Part B of the Energy Employees Occupational Illness Compensation Program Act was established to provide compensation benefits to covered employees (or their eligible survivors) who have been diagnosed with designated occupational illnesses incurred as a result of their exposure to radiation, beryllium, or silica, while in the performance of duty for Department of Energy and certain of its vendors, contractors and subcontractors. “Occupational illness” is defined in § 7384l(15) of the EEOICPA, as a covered beryllium illness, cancer referred to in section 7384l(9)(B)[2] of this title, specified cancer, or chronic silicosis, as the case may. 42 U.S.C. §§ 7384l(15), 7384l(9)(B). To be eligible for compensation for cancer under Part B of the EEOICPA, an employee either must be: a DOE employee, a DOE contractor employee or an atomic weapons employee who contracted cancer (that has been determined pursuant to guidelines promulgated by Health and Human Services, “to be at least as like as not related to such employment”), after beginning such employment. See 42 U.S.C. § 7384l(9)(2); 20 C.F.R. § 30.210.

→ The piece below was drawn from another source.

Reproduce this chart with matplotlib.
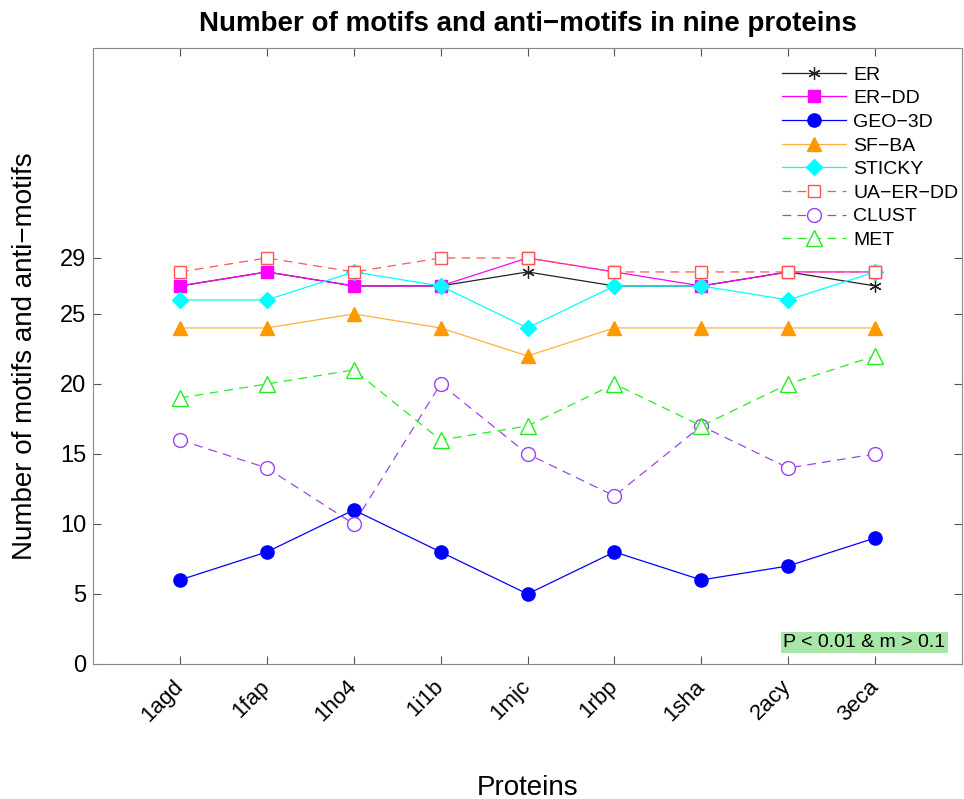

The evidence of record establishes that your husband was employed by Allegheny-Ludlum Steel from 1979 to 1985. Allegheny-Ludlum Steel was a covered Atomic Weapons Employer from 1950 to 1952.[3] Pursuant to 42 U.S.C. § 7384l(3), an “atomic weapons employee” is defined as:

(A) An individual employed by an atomic weapons employer during a period when the employer was processing or producing, for the use by the United States, material that emitted radiation and was used in the production of an atomic weapon, excluding uranium mining and milling.

(B) An individual employed—

(i) at a facility with respect to which the National Institute for Occupational Safety and Health, in its report dated October 2003 and titled “Report on Residual Radioactive and Beryllium Contamination at Atomic Weapons Employer Facilities and Beryllium Vendor Facilities”, or any update to that report, found that there is a potential for significant residual contamination outside of the period in which weapons-related production occurred;

(ii) by an atomic weapons employer or subsequent owner or operators of a facility described in clause (i); and

(iii) during a period, as specified in such report or any update to such report, of potential for significant residual radioactive contamination at such facility.

The June 2004 NIOSH Report on Residual Radioactive and Beryllium Contamination at Atomic Weapons Employer Facilities and Beryllium Vendor Facilities, does not support a period for potential significant residual contamination at Allegheny Ludlum Steel subsequent to the covered period; therefore your husband’s employment at that facility is not covered employment under the EEOICPA. Any work performed by NDC for NUMEC during the period your husband was employed, by NDC, would be viewed as work performed by a contractor of a designated AWE.[4] AWE contractor employees are not covered under the EEOICPA. See 42 U.S.C. §§ 7384l(1), 7384l(3), 7384l(4) and 7384l(5).

Because you did not submit evidence that establishes your husband was a “covered employee with cancer” as defined at § 7384l(9) of the EEOICPA, your claim for benefits is denied. 42 U.S.C. § 7384l(9).

Washington, DC

Thomasyne L. Hill

Hearing Representative

Final Adjudication Branch

 

[1] EEOICPA Bulletin No. 04-12 (issued September 16, 2004).

[2] §7384l(9)(B). An individual with cancer specified in subclause (I), (II), or (III) of clause (ii), if and only if that individual is determined to have sustained that cancer in the performance of duty in accordance with section 7384n(b). Clause (ii) references DOE employees, DOE contractor employees and atomic weapons employees who contract cancer after beginning employee at the required facility.

[3] U.S. Department of Energy. Allegheny-Ludlum Steel. Time period: 1950-1952. Worker Advocacy Facility List. Available: http://tis.eh.doe.gov/advocacy/faclist/showfacility.cfm. [retrieved November 9, 2004].

[4] EEOICPA Bulletin No. 04-12 (issued September 16, 2004).